11 Traditional Diagnostics and GIDEON

Procedure:

In this activity, I will perform traditional diagnostic and enzymatic tests on various microbial organisms using media and reagents. The tests include inoculating my samples on various agar plates such as Blood Agar, MacConkey Agar, Mannitol Salt Agar, and DNAse Agar, along with biochemical tests like Phenol Red Broth, SIM, Oxidase, Catalase, and Indole tests. Each test helps identify specific characteristics of the microbes, such as their ability to ferment sugars, produce enzymes, or form colonies on selective media. These tests are critical for distinguishing between different microbial species, aiding in the identification of pathogens.

After performing the tests, I will proceed with an online simulation of differential media and biochemical tests using the Virtual Interactive Bacteriology Laboratory. You’ll also work with the GIDEON worksheet to analyze and enter your results, which include data from tests like blood agar, MacConkey agar, SIM, and various enzymatic reactions. The activity culminates with interpreting your findings and using the GIDEON database to match your results with potential pathogens. This exercise helps develop practical diagnostic skills and enhances understanding of microbiological diagnostics, including how tools like GIDEON can assist in identifying diseases caused by various microorganisms.

Results:

I would have obtained the following results if I had completed the diagnostic experiment:

1. Blood Agar Plate (BAP)
   • If the microbe was able to grow on the blood agar, it would have been an indication that the organism can tolerate or utilize the nutrients in blood.
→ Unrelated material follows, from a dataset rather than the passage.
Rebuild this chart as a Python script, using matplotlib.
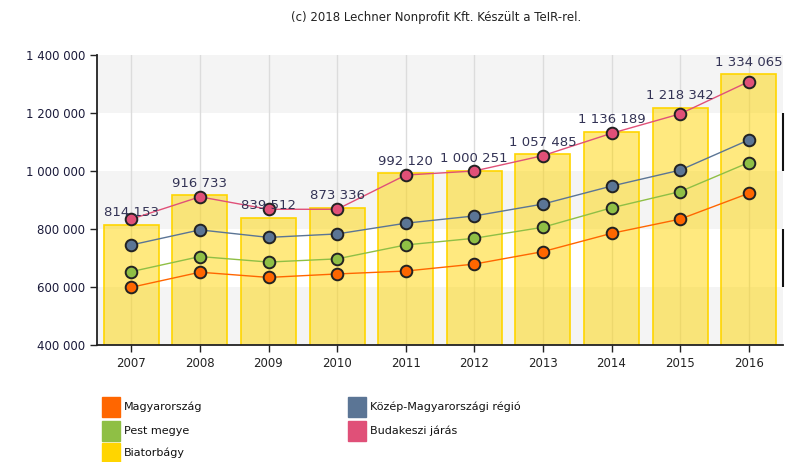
import matplotlib
matplotlib.use("Agg")
import matplotlib.pyplot as plt
import numpy as np

years = ["2007", "2008", "2009", "2010", "2011", "2012", "2013", "2014", "2015", "2016"]
biatorbagy = [814153, 916733, 839512, 873336, 992120, 1000251, 1057485, 1136189, 1218342, 1334065]
magyarorszag = [599000, 651000, 633000, 645000, 655000, 679000, 722000, 785000, 834000, 923000]
kozep = [745000, 797000, 771000, 783000, 820000, 845000, 886000, 948000, 1003000, 1107000]
pest = [653000, 705000, 686000, 697000, 745000, 768000, 806000, 873000, 929000, 1029000]
budakeszi = [834000, 911000, 868000, 868000, 986000, 1000000, 1053000, 1130000, 1197000, 1308000]
yticks = [400000, 600000, 800000, 1000000, 1200000, 1400000]

c_orange = "#ff6600"
c_blue = "#5b7595"
c_green = "#8fbf45"
c_pink = "#e05078"
c_yellow = "#ffd500"

fig = plt.figure(figsize=(7.92, 4.62), dpi=100)
ax = fig.add_axes([97/792, 1-345/462, 686/792, 290/462])

x = np.arange(len(years))
ax.set_xlim(-0.5, len(years)-0.5)
ax.set_ylim(400000, 1400000)

# alternating bands
for i, (lo, hi) in enumerate(zip(yticks[:-1], yticks[1:])):
    if i % 2 == 0:
        ax.axhspan(lo, hi, color="#f4f4f4", zorder=0, lw=0)
    else:
        ax.vlines(len(years)-0.5, lo, hi, color="#111111", lw=1.5, zorder=1, clip_on=False)
for xi in x:
    ax.axvline(xi, color="#dcdcdc", lw=1, zorder=0.5)

bars = ax.bar(x, biatorbagy, width=0.8, bottom=0, facecolor=(1.0, 0.835, 0.0, 0.5),
              edgecolor=c_yellow, lw=1.2, zorder=2)

series = [(magyarorszag, c_orange), (pest, c_green), (kozep, c_blue), (budakeszi, c_pink)]
for vals, col in series:
    ax.plot(x, vals, color=col, lw=1, zorder=3)
    ax.scatter(x, vals, s=70, color=col, edgecolor="#222222", lw=1.4, zorder=4)

def fmt(v):
    return f"{v:,}".replace(",", " ")

for xi, v in zip(x, biatorbagy):
    ax.annotate(fmt(v), (xi, v), xytext=(0, 4), textcoords="offset points",
                ha="center", va="bottom", fontsize=9.5, color="#333355", zorder=5)

ax.set_yticks(yticks)
ax.set_yticklabels([fmt(t) for t in yticks], fontsize=8.5, color="#1a1a3a")
ax.set_xticks(x)
ax.set_xticklabels(years, fontsize=8.5, color="#222222")
ax.tick_params(axis="both", length=5, width=1, color="#222222")
for s in ["top", "right"]:
    ax.spines[s].set_visible(False)
ax.spines["left"].set_color("#222222")
ax.spines["bottom"].set_color("#222222")
ax.spines["left"].set_linewidth(1.3)
ax.spines["bottom"].set_linewidth(1.3)

fig.text(436/792, 1-18/462, "(c) 2018 Lechner Nonprofit Kft. Készült a TeIR-rel.",
         ha="center", va="center", fontsize=8.5, color="#222222")

# legend
legend_items = [
    (102, 407, c_orange, "Magyarország"),
    (102, 431, c_green, "Pest megye"),
    (102, 453, c_yellow, "Biatorbágy"),
    (348, 407, c_blue, "Közép-Magyarországi régió"),
    (348, 431, c_pink, "Budakeszi járás"),
]
for lx, ly, col, lab in legend_items:
    fig.patches.append(plt.Rectangle((lx/792, 1-(ly+10)/462), 18/792, 20/462,
                                     transform=fig.transFigure, color=col, figure=fig))
    fig.text((lx+22)/792, 1-ly/462, lab, ha="left", va="center", fontsize=8, color="#111111")

fig.savefig("out.png", dpi=100)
Depending on the type of hemolysis, you might observe:
     • Beta hemolysis (complete lysis of red blood cells, clear zone around colonies): This could suggest a pathogen like Streptococcus pyogenes.
     • Alpha hemolysis (partial lysis, greenish discoloration): This could point to Streptococcus pneumoniae or Enterococcus species.
     • Gamma hemolysis (no lysis): Non-hemolytic organisms, like Enterococcus faecalis.
2. MacConkey Agar (MAC)
   • Lactose fermenting organisms would produce pink colonies, indicating they can ferment lactose (e.g., E. coli).
   • Non-lactose fermenters would produce colorless colonies, suggesting that the microbe cannot ferment lactose (e.g., Salmonella or Pseudomonas).
3. Mannitol Salt Agar (MSA)
   • Yellow colonies would indicate the organism can ferment mannitol, often seen with Staphylococcus aureus.
   • Non-fermenting organisms would result in no color change or pink colonies (e.g., Staphylococcus epidermidis).
4. DNAse Plate
   • If the organism produces DNAse, you would observe a clear zone around the colonies, indicating the breakdown of DNA in the medium. A positive result could be seen with S. aureus.
5. Phenol Red Broth (Glucose Fermentation)
   • Yellow coloration with or without gas production would indicate that the microbe ferments glucose. If gas is present, it suggests a microbe that ferments glucose with gas production, e.g., E. coli.
   • If no color change occurs, it indicates no fermentation.
6. SIM Test
   • Sulfide Production (H2S): A positive result would show blackening in the medium, indicating the microbe produces hydrogen sulfide (e.g., Salmonella).
   • Indole Production: A positive test would show a red ring after adding Kovac’s reagent, indicating the microbe can degrade tryptophan into indole (e.g., E. coli).
   • Motility: A positive result would show growth radiating from the stab line, indicating the organism is motile (e.g., Salmonella), while non-motile organisms would only grow along the stab line (e.g., Shigella).
7. Catalase Test
   • Bubbling after adding hydrogen peroxide indicates that the organism produces catalase (e.g., Staphylococcus species).
   • No bubbling suggests the organism does not produce catalase (e.g., Streptococcus species).
8. Oxidase Test
   • A purple color indicates that the microbe is oxidase-positive, such as Pseudomonas or Neisseria.
   • No color change indicates oxidase-negative organisms, such as Enterobacteriaceae.

GIDEON Identification
After entering test results into GIDEON, the database generates a list of potential pathogens along with a confidence score, indicating how well the results match known data. A high score suggests a likely identification, while a low score may require further testing. For example, based on catalase, oxidase, motility, and fermentation patterns, possible organisms like E. coli, S. aureus, or Salmonella could be identified. The experiment helps in understanding the microbe’s biochemical characteristics, allowing for confident diagnosis and recognition of GIDEON’s role in traditional diagnostics.